You’re in a hurry, of course. You’re not happy with what you have. You’re tempted to rush this step and go with the first product that meets most of your needs. Or the least pricey. Resist that urge. Remember that the cheapest and quickest solution is the one you’ve already got, and you don’t want it anymore.

Whether you go with a third-party implementation partner or manage your migration in-house – or combine the two approaches – how you assemble your team and who manages it is often the difference between a six-week success and a six-month morass. The project manager is the crucial role here, because she’ll be responsible for drafting the project plan and schedule, while managing the team and ensuring that milestones are met on budget and on time. Remember: Unless you’re shooting to go live in March, 2015, there can be only one project manager.

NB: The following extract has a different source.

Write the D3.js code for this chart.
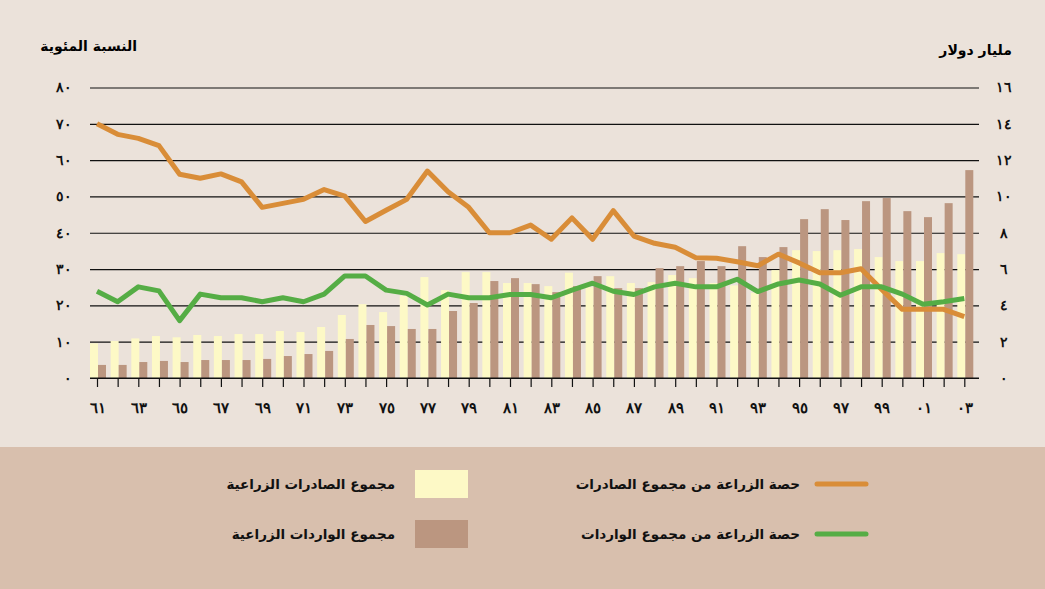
<!DOCTYPE html>
<html lang="ar">
  <head>
    <meta charset="UTF-8" />
    <title>الصادرات والواردات الزراعية</title>
    <script src="https://d3js.org/d3.v7.min.js"></script>
    <style>
      html,
      body {
        margin: 0;
        padding: 0;
        background: #ebe2da;
      }
      svg {
        display: block;
        font-family: "DejaVu Sans", sans-serif;
      }
      .axis text {
        font-size: 14px;
        font-weight: bold;
        fill: #111;
      }
      .axis .domain {
        display: none;
      }
      .legend text {
        font-size: 13.5px;
        font-weight: bold;
        fill: #111;
      }
    </style>
  </head>
  <body>
    <script>
      // data
      const years = [
        1961, 1962, 1963, 1964, 1965, 1966, 1967, 1968, 1969, 1970, 1971,
        1972, 1973, 1974, 1975, 1976, 1977, 1978, 1979, 1980, 1981, 1982,
        1983, 1984, 1985, 1986, 1987, 1988, 1989, 1990, 1991, 1992, 1993,
        1994, 1995, 1996, 1997, 1998, 1999, 2000, 2001, 2002, 2003,
      ];
      // share of agriculture in total exports (%)
      const exportShare = [
        70, 67.1, 66, 64, 56.1, 55, 56.2, 54, 47, 48.1, 49.2, 51.9, 50.1,
        43.1, 46.2, 49.2, 57, 51.3, 47, 40, 40, 42.1, 38.2, 44.1, 38.2, 46.1,
        39.1, 37.1, 36, 33.1, 33, 32, 30.9, 34.1, 31.7, 29, 29, 30.1, 24.4,
        18.9, 18.9, 18.9, 16.9,
      ];
      // share of agriculture in total imports (%)
      const importShare = [
        23.9, 21, 25.1, 24, 15.8, 23.1, 22.1, 22.1, 21, 22.1, 21, 23.1, 28.1,
        28.1, 24.2, 23.3, 20.1, 23.1, 22.1, 22.1, 23, 23, 22.1, 24.2, 26.1,
        23.9, 23, 25.1, 26.1, 25.1, 25.1, 27.2, 23.8, 25.9, 27, 25.9, 22.8,
        25.1, 25.1, 23.1, 20.3, 21, 21.9,
      ];
      // agricultural exports (billion $)
      const exportsBn = [
        1.91, 2.04, 2.18, 2.31, 2.24, 2.37, 2.31, 2.42, 2.42, 2.59, 2.53,
        2.81, 3.47, 4.07, 3.63, 4.53, 5.56, 4.84, 5.83, 5.83, 5.23, 5.23,
        5.06, 5.8, 5.0, 5.61, 5.23, 5.28, 5.67, 5.5, 5.23, 5.1, 4.7, 5.94,
        7.04, 6.99, 7.04, 7.1, 6.66, 6.44, 6.44, 6.88, 6.82,
      ];
      // agricultural imports (billion $)
      const importsBn = [
        0.72, 0.72, 0.88, 0.94, 0.88, 0.99, 0.99, 0.99, 1.05, 1.21, 1.32,
        1.49, 2.15, 2.92, 2.86, 2.7, 2.7, 3.69, 4.13, 5.34, 5.5, 5.17, 4.73,
        5.06, 5.61, 4.95, 4.95, 6.05, 6.16, 6.44, 6.16, 7.26, 6.66, 7.21,
        8.75, 9.3, 8.7, 9.74, 9.91, 9.19, 8.86, 9.63, 11.45,
      ];
      const pctTicks = [0, 10, 20, 30, 40, 50, 60, 70, 80];
      const bnTicks = [0, 2, 4, 6, 8, 10, 12, 14, 16];

      const leftTitle = "النسبة المئوية";
      const rightTitle = "مليار دولار";
      const legendItems = [
        { label: "حصة الزراعة من مجموع الصادرات", color: "#d98d38", type: "line" },
        { label: "حصة الزراعة من مجموع الواردات", color: "#55ad45", type: "line" },
        { label: "مجموع الصادرات الزراعية", color: "#fdf9c6", type: "box" },
        { label: "مجموع الواردات الزراعية", color: "#bb9680", type: "box" },
      ];

      const W = 1045,
        H = 589;
      const plotL = 90,
        plotR = 979,
        plotT = 87.5,
        plotB = 378;

      // convert western digits to arabic-indic
      const arDigits = (s) =>
        String(s).replace(/[0-9]/g, (d) => "٠١٢٣٤٥٦٧٨٩"[+d]);

      const svg = d3
        .select("body")
        .append("svg")
        .attr("width", W)
        .attr("height", H);

      svg.append("rect").attr("width", W).attr("height", H).attr("fill", "#ebe2da");
      svg
        .append("rect")
        .attr("y", 447)
        .attr("width", W)
        .attr("height", H - 447)
        .attr("fill", "#d8bfad");

      const x = d3.scalePoint().domain(years).range([97, 964.3]);
      const sub = d3.scaleBand().domain(["exp", "imp"]).range([-7, 9]);
      const yPct = d3.scaleLinear().domain([0, 80]).range([plotB, plotT]);
      const yBn = d3.scaleLinear().domain([0, 16]).range([plotB, plotT]);

      // gridlines + left labels
      svg
        .append("g")
        .attr("class", "axis")
        .attr("transform", `translate(${plotL},0)`)
        .call(
          d3
            .axisLeft(yPct)
            .tickValues(pctTicks)
            .tickSize(-(plotR - plotL))
            .tickPadding(18)
            .tickFormat(arDigits)
        )
        .call((g) => g.selectAll("line").attr("stroke", "#111").attr("stroke-width", 1.2));

      // right labels
      svg
        .append("g")
        .attr("class", "axis")
        .attr("transform", `translate(${plotR},0)`)
        .call(d3.axisRight(yBn).tickValues(bnTicks).tickSize(0).tickFormat(arDigits))
        .call((g) => g.selectAll("text").attr("x", 25).attr("text-anchor", "middle"));

      // bars
      const rows = years.map((yr, i) => ({
        year: yr,
        exp: exportsBn[i],
        imp: importsBn[i],
      }));
      const barColors = { exp: "#fdf9c6", imp: "#bb9680" };
      svg
        .append("g")
        .selectAll("g")
        .data(rows)
        .join("g")
        .attr("transform", (d) => `translate(${x(d.year)},0)`)
        .selectAll("rect")
        .data((d) => ["exp", "imp"].map((k) => ({ key: k, value: d[k] })))
        .join("rect")
        .attr("x", (d) => sub(d.key))
        .attr("width", sub.bandwidth())
        .attr("y", (d) => yBn(d.value))
        .attr("height", (d) => plotB - yBn(d.value))
        .attr("fill", (d) => barColors[d.key]);

      // bottom axis
      svg
        .append("g")
        .attr("class", "axis")
        .attr("transform", `translate(0,${plotB})`)
        .call(
          d3
            .axisBottom(x)
            .tickSize(9)
            .tickPadding(15)
            .tickFormat((d) => (d % 2 === 1 ? arDigits(String(d).slice(2)) : ""))
        )
        .call((g) => g.selectAll("line").attr("stroke", "#111").attr("stroke-width", 1.2))
        .call((g) => g.selectAll("text").style("font-size", "15px"));
      svg
        .append("line")
        .attr("x1", plotL)
        .attr("x2", plotR)
        .attr("y1", plotB)
        .attr("y2", plotB)
        .attr("stroke", "#111")
        .attr("stroke-width", 1.2);

      // lines
      const line = d3
        .line()
        .x((d, i) => x(years[i]))
        .y((d) => yPct(d));
      svg
        .append("path")
        .datum(exportShare)
        .attr("d", line)
        .attr("fill", "none")
        .attr("stroke", "#d98d38")
        .attr("stroke-width", 5)
        .attr("stroke-linejoin", "round");
      svg
        .append("path")
        .datum(importShare)
        .attr("d", line)
        .attr("fill", "none")
        .attr("stroke", "#55ad45")
        .attr("stroke-width", 5)
        .attr("stroke-linejoin", "round");

      // axis titles
      svg
        .append("text")
        .attr("x", 137)
        .attr("y", 51)
        .attr("text-anchor", "end")
        .style("font-size", "14px")
        .style("font-weight", "bold")
        .text(leftTitle);
      svg
        .append("text")
        .attr("x", 1012)
        .attr("y", 55)
        .attr("text-anchor", "end")
        .style("font-size", "14px")
        .style("font-weight", "bold")
        .text(rightTitle);

      // legend
      const legendPos = [
        { sx: 815, ty: 484, tx: 800 },
        { sx: 815, ty: 534, tx: 800 },
        { sx: 415, ty: 484, tx: 395 },
        { sx: 415, ty: 534, tx: 395 },
      ];
      const lg = svg.append("g").attr("class", "legend");
      legendItems.forEach((item, i) => {
        const p = legendPos[i];
        if (item.type === "line") {
          lg.append("line")
            .attr("x1", p.sx + 2)
            .attr("x2", p.sx + 51)
            .attr("y1", p.ty)
            .attr("y2", p.ty)
            .attr("stroke", item.color)
            .attr("stroke-width", 5)
            .attr("stroke-linecap", "round");
        } else {
          lg.append("rect")
            .attr("x", p.sx)
            .attr("y", p.ty - 14)
            .attr("width", 53)
            .attr("height", 28)
            .attr("fill", item.color);
        }
        lg.append("text")
          .attr("x", p.tx)
          .attr("y", p.ty)
          .attr("dy", "0.35em")
          .attr("text-anchor", "end")
          .text(item.label);
      });
    </script>
  </body>
</html>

3. Pitching the Benefits and Getting Employee Buy-in

After weeks of planning and several 60-hour workweeks, your migration is complete.

Right?

Wrong. What comes next is in many ways more difficult.

Your staff will be resistant to change, as most people are. The move to your new software platform has inevitably led to changes in corporate policies, workflows and processes. Entire jobs have been eliminated or completely transformed and several new roles have been created.

You’ve created a political nightmare, because people fear what they don’t understand, and you’ll need to manage this fear by presenting a united front in support of the new solution and your staff’s new roles. Targeted training and constant communication will go a long way toward ameliorating this. Your employees won’t know you’ve streamlined a formerly-cumbersome process unless you show them. The more familiar your employees are with the new features of the replacement product, the more likely they are to embrace it.

By clearly identifying your core business needs, mapping them to your proposed new solution and managing the deployment and inevitable uncertainty to follow, you’ll significantly increase your chances of a win-win scenario for your staff and your company.